2010 Poster Sessions : R2D2: Rapid and Reliable Data Delivery in Data Centers

Student Name : Mohammad Alizadeh, Berk Atikoglu, Jia Shuo Yue
Advisor : Balaji Prabhakar
Research Areas: Computer Systems, Information Systems
Abstract:
Two sources of packet loss exist in current data centers: drops due to congestion episodes, and corruption on the wire due to increasing line rates. These losses increase the difficulty of reliable delivery of packets across the interconnection fabric, by causing timeouts at the transport level. This leads to a loss of throughput and an increase in flow transfer times.

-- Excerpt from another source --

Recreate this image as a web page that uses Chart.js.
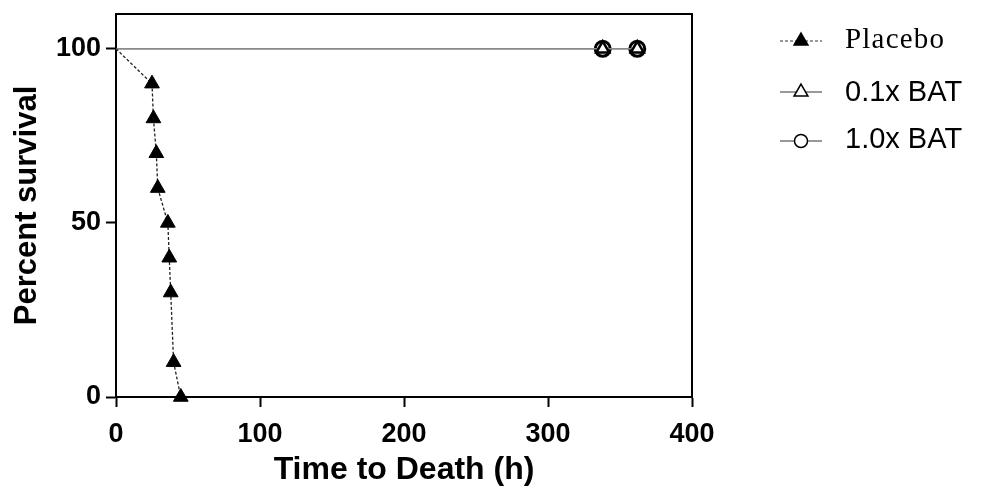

High resolution timers (HRTs) and increased switch buffer sizes have been proposed to mitigate the effects of packet loss. However, HRTs are difficult to implement, and large switch buffers increases packet latency. We propose a new method for rapid and reliable data delivery called R2D2. R2D2 exploits the homogeneity present in data center topologies to aggregate L3 flows into one L2 meta-flow. The simplicity of R2D2 makes it a cost-effective method for improving interconnection fabric reliability. We test a Linux prototype of R2D2 in 1GbE and 10GbE environments and different workloads, and find that it improves TCP performance significantly.

Bios:
Berk Atikoglu is a 3rd year PhD candidate in Electrical Engineering, working with Balaji Prabhakar. His research focuses on congestion control and TCP performance in Data Centers.

Mohammad Alizadeh is a 4th year PhD candidate in the Electrical Engineering department, working with Balaji Prabhakar. His research is primarily focused on designing high performance packet transport mechanisms for data center networks. Mohammad completed his Bachelors degree at Sharif University of Technology. He is a recipient of the Numerical Technologies Fellowship, and the Caroline and Fabian Pease Stanford Graduate Fellowship.

Jia Shuo Yue is a 2nd year PhD candidate in the Electrical Engineering department, working with Balaji Prabhakar. His research focuses on data center technologies for reliable delivery, and intersections of information theory with data networks. He is a graduate of the University of Toronto, and is supported by a NSERC postgraduate fellowship.